● Source excerpt:
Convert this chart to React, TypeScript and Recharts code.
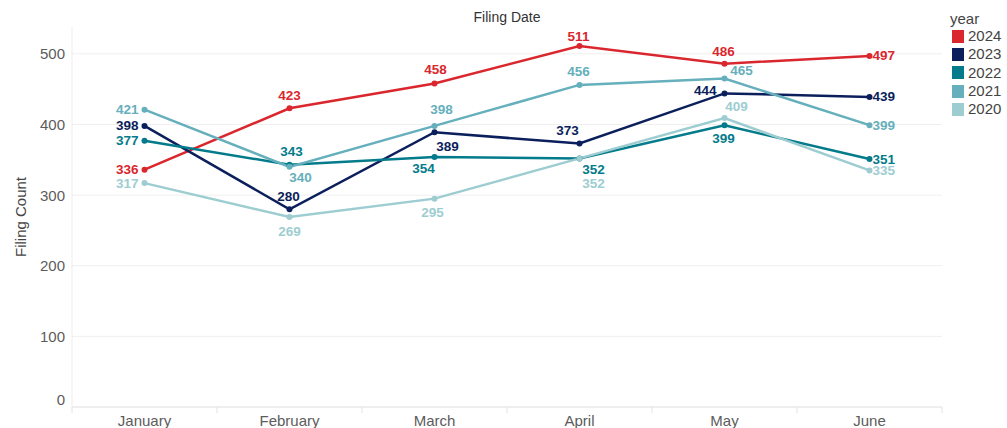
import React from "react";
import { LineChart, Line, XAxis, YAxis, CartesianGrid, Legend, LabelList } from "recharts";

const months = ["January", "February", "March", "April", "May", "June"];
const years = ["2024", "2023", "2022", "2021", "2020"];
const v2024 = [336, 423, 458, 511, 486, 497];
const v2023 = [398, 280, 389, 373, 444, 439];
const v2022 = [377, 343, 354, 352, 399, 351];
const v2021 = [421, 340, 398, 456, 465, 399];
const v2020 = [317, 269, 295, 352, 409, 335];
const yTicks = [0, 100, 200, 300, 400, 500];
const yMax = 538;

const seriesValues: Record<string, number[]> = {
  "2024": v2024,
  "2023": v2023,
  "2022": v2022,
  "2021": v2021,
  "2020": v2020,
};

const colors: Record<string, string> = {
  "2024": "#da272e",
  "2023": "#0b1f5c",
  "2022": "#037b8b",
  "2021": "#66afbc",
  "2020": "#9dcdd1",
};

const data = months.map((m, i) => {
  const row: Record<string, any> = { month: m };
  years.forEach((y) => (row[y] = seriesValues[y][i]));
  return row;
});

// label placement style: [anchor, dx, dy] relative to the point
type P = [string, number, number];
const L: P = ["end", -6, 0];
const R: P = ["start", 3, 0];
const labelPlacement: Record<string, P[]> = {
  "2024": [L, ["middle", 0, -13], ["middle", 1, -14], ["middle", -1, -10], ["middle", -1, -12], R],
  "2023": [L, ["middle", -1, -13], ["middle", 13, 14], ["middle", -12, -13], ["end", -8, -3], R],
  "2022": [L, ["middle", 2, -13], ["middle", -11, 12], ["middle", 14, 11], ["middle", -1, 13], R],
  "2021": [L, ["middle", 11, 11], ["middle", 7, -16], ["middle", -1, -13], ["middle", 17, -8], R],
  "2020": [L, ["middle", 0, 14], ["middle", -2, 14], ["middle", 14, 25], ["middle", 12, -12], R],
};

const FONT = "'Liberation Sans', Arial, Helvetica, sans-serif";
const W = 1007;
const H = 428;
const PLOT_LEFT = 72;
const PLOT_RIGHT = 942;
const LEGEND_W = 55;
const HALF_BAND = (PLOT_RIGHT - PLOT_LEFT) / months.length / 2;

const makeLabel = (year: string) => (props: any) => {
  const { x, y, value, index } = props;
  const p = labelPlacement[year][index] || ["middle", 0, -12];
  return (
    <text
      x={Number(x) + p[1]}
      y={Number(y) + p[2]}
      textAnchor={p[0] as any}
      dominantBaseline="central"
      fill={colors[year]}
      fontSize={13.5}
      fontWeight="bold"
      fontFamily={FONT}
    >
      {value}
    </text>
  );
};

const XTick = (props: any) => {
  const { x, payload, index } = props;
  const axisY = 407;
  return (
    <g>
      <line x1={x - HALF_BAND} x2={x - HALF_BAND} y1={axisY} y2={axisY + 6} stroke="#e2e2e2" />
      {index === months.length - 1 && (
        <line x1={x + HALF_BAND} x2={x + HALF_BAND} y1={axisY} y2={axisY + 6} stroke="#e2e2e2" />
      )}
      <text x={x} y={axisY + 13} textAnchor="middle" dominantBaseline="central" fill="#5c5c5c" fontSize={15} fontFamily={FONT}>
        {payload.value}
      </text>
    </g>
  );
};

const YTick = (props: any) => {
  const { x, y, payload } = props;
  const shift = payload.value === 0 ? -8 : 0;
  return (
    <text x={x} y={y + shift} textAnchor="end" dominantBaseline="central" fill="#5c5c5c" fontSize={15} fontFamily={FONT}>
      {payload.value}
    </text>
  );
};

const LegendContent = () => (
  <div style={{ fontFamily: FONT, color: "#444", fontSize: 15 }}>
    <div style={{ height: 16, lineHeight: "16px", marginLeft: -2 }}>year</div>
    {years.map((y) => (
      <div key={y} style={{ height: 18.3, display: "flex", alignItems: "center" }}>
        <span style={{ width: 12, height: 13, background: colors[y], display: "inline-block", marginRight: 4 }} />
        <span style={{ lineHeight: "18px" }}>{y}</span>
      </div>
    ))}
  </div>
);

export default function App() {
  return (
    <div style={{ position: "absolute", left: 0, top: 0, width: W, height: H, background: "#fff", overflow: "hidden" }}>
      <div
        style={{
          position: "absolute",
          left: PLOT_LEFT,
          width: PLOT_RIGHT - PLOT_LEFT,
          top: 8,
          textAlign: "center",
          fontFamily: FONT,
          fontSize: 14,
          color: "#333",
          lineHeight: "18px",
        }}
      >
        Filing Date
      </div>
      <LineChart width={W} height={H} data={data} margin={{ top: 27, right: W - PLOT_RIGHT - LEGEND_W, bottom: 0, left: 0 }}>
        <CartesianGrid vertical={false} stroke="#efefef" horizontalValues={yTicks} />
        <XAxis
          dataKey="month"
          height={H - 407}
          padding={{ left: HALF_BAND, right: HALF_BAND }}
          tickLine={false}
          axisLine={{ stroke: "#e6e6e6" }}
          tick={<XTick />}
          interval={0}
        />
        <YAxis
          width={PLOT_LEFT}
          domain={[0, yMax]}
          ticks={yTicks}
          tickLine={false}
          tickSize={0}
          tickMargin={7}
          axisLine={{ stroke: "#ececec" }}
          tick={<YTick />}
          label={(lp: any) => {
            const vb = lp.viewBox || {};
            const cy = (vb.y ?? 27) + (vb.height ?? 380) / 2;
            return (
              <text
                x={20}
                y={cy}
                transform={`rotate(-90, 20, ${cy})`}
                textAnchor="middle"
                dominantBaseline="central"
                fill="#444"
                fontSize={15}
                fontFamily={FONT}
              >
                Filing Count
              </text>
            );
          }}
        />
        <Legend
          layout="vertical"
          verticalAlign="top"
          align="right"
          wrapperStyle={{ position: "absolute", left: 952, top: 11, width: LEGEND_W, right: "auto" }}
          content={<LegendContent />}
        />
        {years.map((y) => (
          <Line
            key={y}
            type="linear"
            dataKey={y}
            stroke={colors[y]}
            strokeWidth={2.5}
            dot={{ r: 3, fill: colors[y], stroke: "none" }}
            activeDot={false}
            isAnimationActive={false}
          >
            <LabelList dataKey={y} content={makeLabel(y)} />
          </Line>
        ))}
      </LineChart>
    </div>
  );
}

● What is required: Show every line where the string "React" appears.

● Exercise output:
Convert this chart to React, TypeScript and Recharts code.
import React from "react";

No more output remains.